Written problem –
Omit all pictures. Copy the rest of the material exactly.
-*-*-
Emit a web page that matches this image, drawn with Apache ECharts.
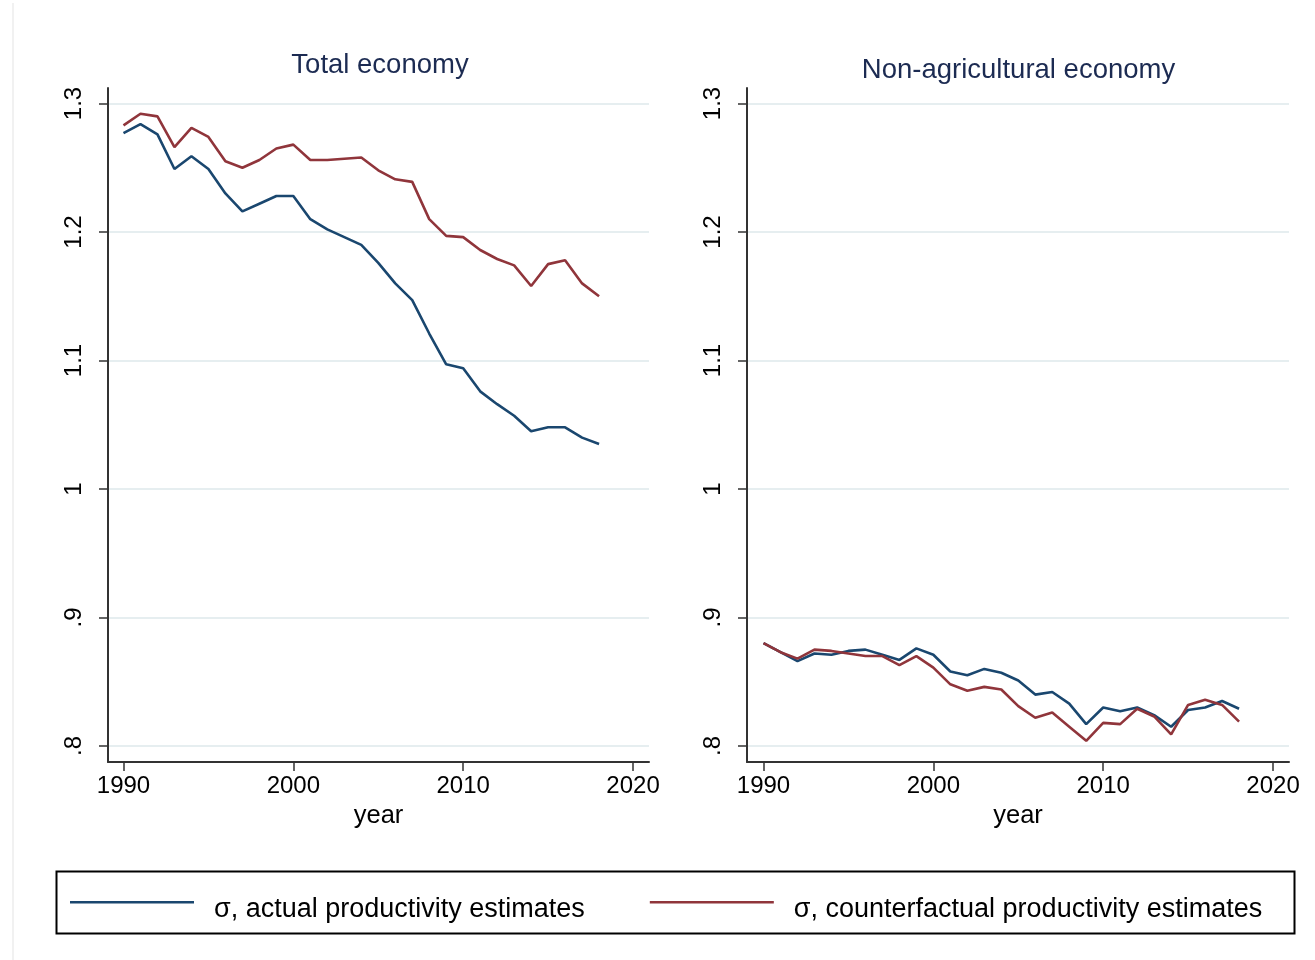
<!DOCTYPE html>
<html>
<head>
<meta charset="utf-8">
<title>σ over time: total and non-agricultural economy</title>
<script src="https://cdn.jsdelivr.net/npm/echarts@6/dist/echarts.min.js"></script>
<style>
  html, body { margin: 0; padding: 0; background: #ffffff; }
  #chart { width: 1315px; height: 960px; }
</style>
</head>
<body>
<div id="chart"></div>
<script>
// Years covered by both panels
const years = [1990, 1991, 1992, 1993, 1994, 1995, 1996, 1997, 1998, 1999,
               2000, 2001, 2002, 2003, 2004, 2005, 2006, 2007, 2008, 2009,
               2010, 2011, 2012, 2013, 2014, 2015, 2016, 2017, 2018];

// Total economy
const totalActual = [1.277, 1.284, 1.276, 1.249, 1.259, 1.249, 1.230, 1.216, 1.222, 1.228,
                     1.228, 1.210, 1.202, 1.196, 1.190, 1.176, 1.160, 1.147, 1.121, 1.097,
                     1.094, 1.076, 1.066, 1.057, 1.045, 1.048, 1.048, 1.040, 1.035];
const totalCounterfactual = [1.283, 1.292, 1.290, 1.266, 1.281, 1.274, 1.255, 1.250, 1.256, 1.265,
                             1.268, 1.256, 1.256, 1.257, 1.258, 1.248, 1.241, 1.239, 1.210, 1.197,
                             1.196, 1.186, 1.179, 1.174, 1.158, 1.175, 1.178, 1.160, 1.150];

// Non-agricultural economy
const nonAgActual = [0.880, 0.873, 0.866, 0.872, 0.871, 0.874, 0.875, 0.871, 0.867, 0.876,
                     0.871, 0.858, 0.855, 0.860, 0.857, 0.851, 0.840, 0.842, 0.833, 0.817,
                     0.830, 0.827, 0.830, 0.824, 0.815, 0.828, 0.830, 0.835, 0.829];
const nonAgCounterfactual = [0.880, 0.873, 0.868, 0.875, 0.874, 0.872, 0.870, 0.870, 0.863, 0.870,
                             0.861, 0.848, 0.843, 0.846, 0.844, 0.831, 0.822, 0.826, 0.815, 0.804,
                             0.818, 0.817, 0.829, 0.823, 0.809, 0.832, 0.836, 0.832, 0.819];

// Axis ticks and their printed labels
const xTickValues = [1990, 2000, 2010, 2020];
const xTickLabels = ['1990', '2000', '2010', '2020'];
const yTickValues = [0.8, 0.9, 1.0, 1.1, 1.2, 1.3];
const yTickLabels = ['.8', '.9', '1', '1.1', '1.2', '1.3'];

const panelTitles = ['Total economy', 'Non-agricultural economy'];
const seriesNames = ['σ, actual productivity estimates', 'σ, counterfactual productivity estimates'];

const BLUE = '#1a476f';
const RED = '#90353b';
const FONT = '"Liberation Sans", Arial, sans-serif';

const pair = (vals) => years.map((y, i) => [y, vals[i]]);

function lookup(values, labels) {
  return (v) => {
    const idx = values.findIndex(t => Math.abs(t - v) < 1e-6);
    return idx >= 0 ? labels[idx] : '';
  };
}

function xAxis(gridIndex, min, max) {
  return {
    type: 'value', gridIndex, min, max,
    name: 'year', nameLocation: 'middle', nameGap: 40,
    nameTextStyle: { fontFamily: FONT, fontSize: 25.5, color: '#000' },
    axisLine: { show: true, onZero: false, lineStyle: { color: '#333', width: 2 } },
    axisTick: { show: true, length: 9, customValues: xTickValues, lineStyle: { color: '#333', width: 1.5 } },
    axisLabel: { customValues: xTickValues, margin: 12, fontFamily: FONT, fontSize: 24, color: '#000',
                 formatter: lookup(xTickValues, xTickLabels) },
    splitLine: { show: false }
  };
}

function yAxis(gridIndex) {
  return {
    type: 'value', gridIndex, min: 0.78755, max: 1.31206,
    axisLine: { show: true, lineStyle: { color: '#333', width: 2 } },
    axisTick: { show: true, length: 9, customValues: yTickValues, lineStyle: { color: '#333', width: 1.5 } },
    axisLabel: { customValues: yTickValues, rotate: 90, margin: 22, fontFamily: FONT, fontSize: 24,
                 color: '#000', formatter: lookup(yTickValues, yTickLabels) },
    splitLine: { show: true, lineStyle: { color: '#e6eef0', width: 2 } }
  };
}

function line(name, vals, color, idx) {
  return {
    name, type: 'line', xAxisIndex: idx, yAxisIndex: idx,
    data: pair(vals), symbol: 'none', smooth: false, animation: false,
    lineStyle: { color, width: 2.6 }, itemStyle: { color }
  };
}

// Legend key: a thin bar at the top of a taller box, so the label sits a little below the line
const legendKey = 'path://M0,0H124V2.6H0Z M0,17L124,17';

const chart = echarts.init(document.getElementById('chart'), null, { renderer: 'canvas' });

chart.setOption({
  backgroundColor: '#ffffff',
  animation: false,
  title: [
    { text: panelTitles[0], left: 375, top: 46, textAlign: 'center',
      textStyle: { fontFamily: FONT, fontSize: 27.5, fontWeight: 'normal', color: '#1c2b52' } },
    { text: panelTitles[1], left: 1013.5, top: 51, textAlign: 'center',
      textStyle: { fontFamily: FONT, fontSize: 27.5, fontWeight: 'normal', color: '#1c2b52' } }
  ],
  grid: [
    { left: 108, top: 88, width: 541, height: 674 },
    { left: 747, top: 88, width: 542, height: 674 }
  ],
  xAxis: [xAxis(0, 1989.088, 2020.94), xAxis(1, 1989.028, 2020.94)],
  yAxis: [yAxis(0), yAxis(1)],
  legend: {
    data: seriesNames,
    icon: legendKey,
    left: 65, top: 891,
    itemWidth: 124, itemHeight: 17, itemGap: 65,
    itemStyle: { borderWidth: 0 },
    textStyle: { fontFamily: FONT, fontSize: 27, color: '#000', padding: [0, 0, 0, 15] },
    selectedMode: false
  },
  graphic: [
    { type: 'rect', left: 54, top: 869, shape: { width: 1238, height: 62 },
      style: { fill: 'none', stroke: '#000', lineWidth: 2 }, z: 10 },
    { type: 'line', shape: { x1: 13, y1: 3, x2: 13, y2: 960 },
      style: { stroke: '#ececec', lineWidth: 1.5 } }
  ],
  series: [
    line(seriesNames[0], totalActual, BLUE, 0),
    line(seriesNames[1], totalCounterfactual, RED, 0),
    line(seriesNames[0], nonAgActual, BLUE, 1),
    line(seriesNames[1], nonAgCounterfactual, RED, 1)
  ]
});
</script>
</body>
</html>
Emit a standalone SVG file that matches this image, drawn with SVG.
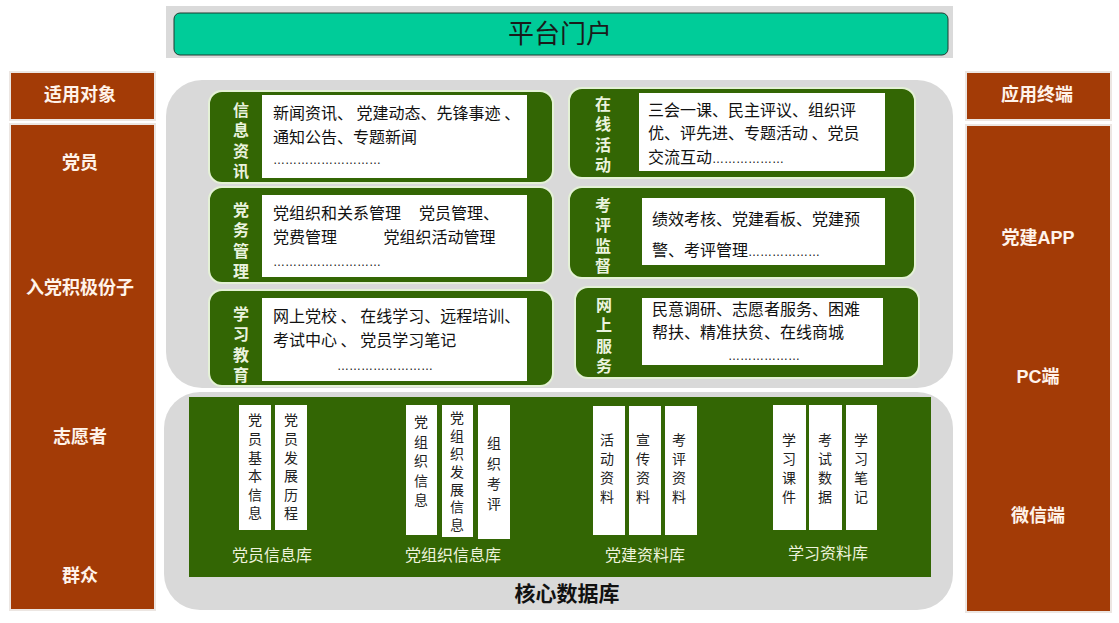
-*-*-
Full answer –
Emit a web page that matches this image, drawn with Apache ECharts.
<!DOCTYPE html>
<html>
<head>
<meta charset="utf-8">
<title>σ over time: total and non-agricultural economy</title>
<script src="https://cdn.jsdelivr.net/npm/echarts@6/dist/echarts.min.js"></script>
<style>
  html, body { margin: 0; padding: 0; background: #ffffff; }
  #chart { width: 1315px; height: 960px; }
</style>
</head>
<body>
<div id="chart"></div>
<script>
// Years covered by both panels
const years = [1990, 1991, 1992, 1993, 1994, 1995, 1996, 1997, 1998, 1999,
               2000, 2001, 2002, 2003, 2004, 2005, 2006, 2007, 2008, 2009,
               2010, 2011, 2012, 2013, 2014, 2015, 2016, 2017, 2018];

// Total economy
const totalActual = [1.277, 1.284, 1.276, 1.249, 1.259, 1.249, 1.230, 1.216, 1.222, 1.228,
                     1.228, 1.210, 1.202, 1.196, 1.190, 1.176, 1.160, 1.147, 1.121, 1.097,
                     1.094, 1.076, 1.066, 1.057, 1.045, 1.048, 1.048, 1.040, 1.035];
const totalCounterfactual = [1.283, 1.292, 1.290, 1.266, 1.281, 1.274, 1.255, 1.250, 1.256, 1.265,
                             1.268, 1.256, 1.256, 1.257, 1.258, 1.248, 1.241, 1.239, 1.210, 1.197,
                             1.196, 1.186, 1.179, 1.174, 1.158, 1.175, 1.178, 1.160, 1.150];

// Non-agricultural economy
const nonAgActual = [0.880, 0.873, 0.866, 0.872, 0.871, 0.874, 0.875, 0.871, 0.867, 0.876,
                     0.871, 0.858, 0.855, 0.860, 0.857, 0.851, 0.840, 0.842, 0.833, 0.817,
                     0.830, 0.827, 0.830, 0.824, 0.815, 0.828, 0.830, 0.835, 0.829];
const nonAgCounterfactual = [0.880, 0.873, 0.868, 0.875, 0.874, 0.872, 0.870, 0.870, 0.863, 0.870,
                             0.861, 0.848, 0.843, 0.846, 0.844, 0.831, 0.822, 0.826, 0.815, 0.804,
                             0.818, 0.817, 0.829, 0.823, 0.809, 0.832, 0.836, 0.832, 0.819];

// Axis ticks and their printed labels
const xTickValues = [1990, 2000, 2010, 2020];
const xTickLabels = ['1990', '2000', '2010', '2020'];
const yTickValues = [0.8, 0.9, 1.0, 1.1, 1.2, 1.3];
const yTickLabels = ['.8', '.9', '1', '1.1', '1.2', '1.3'];

const panelTitles = ['Total economy', 'Non-agricultural economy'];
const seriesNames = ['σ, actual productivity estimates', 'σ, counterfactual productivity estimates'];

const BLUE = '#1a476f';
const RED = '#90353b';
const FONT = '"Liberation Sans", Arial, sans-serif';

const pair = (vals) => years.map((y, i) => [y, vals[i]]);

function lookup(values, labels) {
  return (v) => {
    const idx = values.findIndex(t => Math.abs(t - v) < 1e-6);
    return idx >= 0 ? labels[idx] : '';
  };
}

function xAxis(gridIndex, min, max) {
  return {
    type: 'value', gridIndex, min, max,
    name: 'year', nameLocation: 'middle', nameGap: 40,
    nameTextStyle: { fontFamily: FONT, fontSize: 25.5, color: '#000' },
    axisLine: { show: true, onZero: false, lineStyle: { color: '#333', width: 2 } },
    axisTick: { show: true, length: 9, customValues: xTickValues, lineStyle: { color: '#333', width: 1.5 } },
    axisLabel: { customValues: xTickValues, margin: 12, fontFamily: FONT, fontSize: 24, color: '#000',
                 formatter: lookup(xTickValues, xTickLabels) },
    splitLine: { show: false }
  };
}

function yAxis(gridIndex) {
  return {
    type: 'value', gridIndex, min: 0.78755, max: 1.31206,
    axisLine: { show: true, lineStyle: { color: '#333', width: 2 } },
    axisTick: { show: true, length: 9, customValues: yTickValues, lineStyle: { color: '#333', width: 1.5 } },
    axisLabel: { customValues: yTickValues, rotate: 90, margin: 22, fontFamily: FONT, fontSize: 24,
                 color: '#000', formatter: lookup(yTickValues, yTickLabels) },
    splitLine: { show: true, lineStyle: { color: '#e6eef0', width: 2 } }
  };
}

function line(name, vals, color, idx) {
  return {
    name, type: 'line', xAxisIndex: idx, yAxisIndex: idx,
    data: pair(vals), symbol: 'none', smooth: false, animation: false,
    lineStyle: { color, width: 2.6 }, itemStyle: { color }
  };
}

// Legend key: a thin bar at the top of a taller box, so the label sits a little below the line
const legendKey = 'path://M0,0H124V2.6H0Z M0,17L124,17';

const chart = echarts.init(document.getElementById('chart'), null, { renderer: 'canvas' });

chart.setOption({
  backgroundColor: '#ffffff',
  animation: false,
  title: [
    { text: panelTitles[0], left: 375, top: 46, textAlign: 'center',
      textStyle: { fontFamily: FONT, fontSize: 27.5, fontWeight: 'normal', color: '#1c2b52' } },
    { text: panelTitles[1], left: 1013.5, top: 51, textAlign: 'center',
      textStyle: { fontFamily: FONT, fontSize: 27.5, fontWeight: 'normal', color: '#1c2b52' } }
  ],
  grid: [
    { left: 108, top: 88, width: 541, height: 674 },
    { left: 747, top: 88, width: 542, height: 674 }
  ],
  xAxis: [xAxis(0, 1989.088, 2020.94), xAxis(1, 1989.028, 2020.94)],
  yAxis: [yAxis(0), yAxis(1)],
  legend: {
    data: seriesNames,
    icon: legendKey,
    left: 65, top: 891,
    itemWidth: 124, itemHeight: 17, itemGap: 65,
    itemStyle: { borderWidth: 0 },
    textStyle: { fontFamily: FONT, fontSize: 27, color: '#000', padding: [0, 0, 0, 15] },
    selectedMode: false
  },
  graphic: [
    { type: 'rect', left: 54, top: 869, shape: { width: 1238, height: 62 },
      style: { fill: 'none', stroke: '#000', lineWidth: 2 }, z: 10 },
    { type: 'line', shape: { x1: 13, y1: 3, x2: 13, y2: 960 },
      style: { stroke: '#ececec', lineWidth: 1.5 } }
  ],
  series: [
    line(seriesNames[0], totalActual, BLUE, 0),
    line(seriesNames[1], totalCounterfactual, RED, 0),
    line(seriesNames[0], nonAgActual, BLUE, 1),
    line(seriesNames[1], nonAgCounterfactual, RED, 1)
  ]
});
</script>
</body>
</html>
Emit a standalone SVG file that matches this image, drawn with SVG.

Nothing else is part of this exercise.